10 Minute Tilapia Curry

4 Tilapia Fillets, cut lengthwise in halves

1 small bunch cilantro leaves, chopped

1/2 can diced tomatoes

1 tsp cumin seeds

1/2 tsp red chili powder (optional)

2-3  serrano chilis split halfway

1 tsp salt

2 tsp garlic and ginger paste (I keep a 1:1 ratio of garlic and ginger blended in the fridge in a mason jar)

1 tbsp mustard oil or spicy brown mustard

3 tbsp canola oil

1/2 tsp turmeric

1/2 tsp cumin powder

1/4 to 1/2 cup water

Wash the fish fillets and cut them in half lengthwise.  In a 12″ skillet, place the fish and all the other ingredients and mix together gently with your hands.  Cover and place over medium heat for 6 minutes.  Uncover and gently flip fish over and add 1/4 to 1/2 cup water depending on how much gravy you desire.  Cover and cook another 3 minutes.  This is great served with spaghetti squash as well.

Coconut Rice

4 cups cooked rice, Brown rice is great here (I used Basmati rice, any long grain rice will work)
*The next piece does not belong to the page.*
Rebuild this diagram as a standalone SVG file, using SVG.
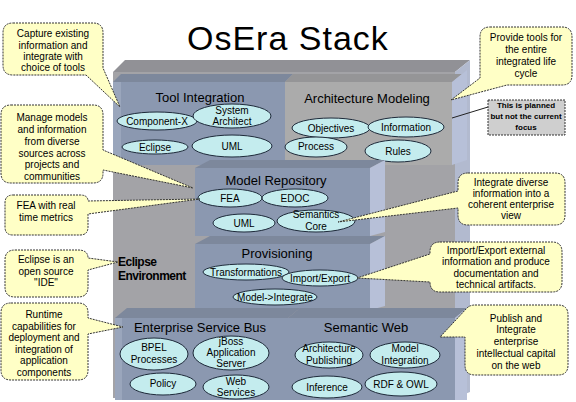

2 cups desiccated unsweetened coconut (finely shredded)

4 dried red chilis

1 tablespoon split Urad daal (black lentils)

1 tablespoon Bangla Chana daal (yellow split peas)

1 tsp salt

1/2 tsp black mustard seeds

1 tsp cumin seeds

1/3 cup raw peanuts or cashews

3 tbs coconut oil

In a wok or large skillet heat the oil and add the lentils, mustard, cumin seeds, salt.  Stir fry for a few minutes until flavors are released.  Add the nuts and stir fry another minute or so then add coconut and cook about 2 minutes.  Coconut will start becoming toasted and start smelling wonderful. Add the  rice and stir fry gently to incorporate.  Serve warm.  Great as a leftover by itself or with other dishes.